Rivusio is built around a few core concepts:

  1. Pipes: Basic units of data transformation
  2. Pipelines: Compositions of pipes
  3. Configuration: Type-safe settings using Pydantic
  4. Error Handling: Comprehensive error tracking
  5. Monitoring: Built-in performance metrics

Pipes

Pipes are the fundamental building blocks in Rivusio.
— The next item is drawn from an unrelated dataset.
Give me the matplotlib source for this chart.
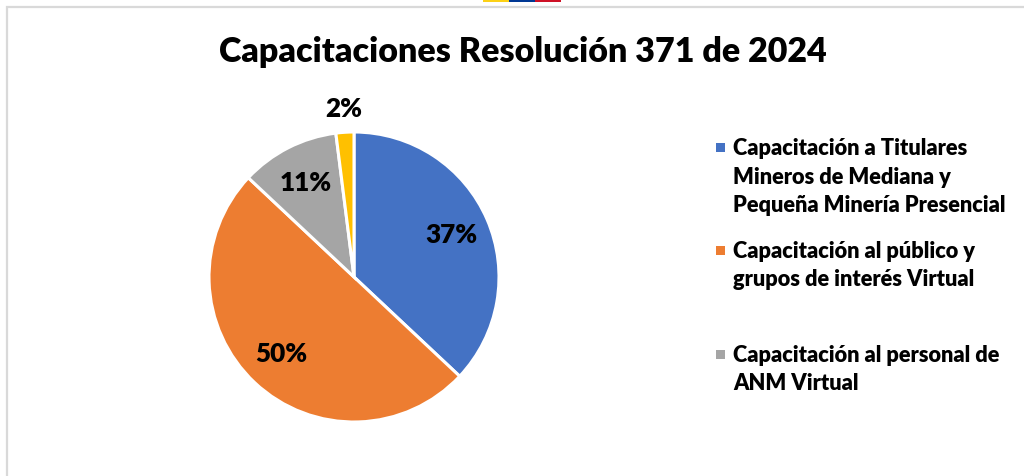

Each pipe:

  • Takes input data
  • Performs a transformation
  • Returns output data
from typing import List, Dict
from rivusio import AsyncBasePipe, PipeConfig

class FilterConfig(PipeConfig):
    """Configuration for filter pipe."""
    min_value: float = 100.0

class FilterPipe(AsyncBasePipe[List[Dict], List[Dict]]):
    """Filter items based on value."""

    def __init__(self, config: FilterConfig) -> None:
        super().__init__()
        self.config = config
        self.name = config.name or self.__class__.__name__

    async def process(self, data: List[Dict]) -> List[Dict]:
        return [
            item for item in data
            if item.get("value", 0) > self.config.min_value
        ]

Pipelines

Pipelines compose multiple pipes into a single processing unit:

# Create pipes
filter_pipe = FilterPipe(FilterConfig(min_value=100))
transform_pipe = TransformPipe(TransformConfig())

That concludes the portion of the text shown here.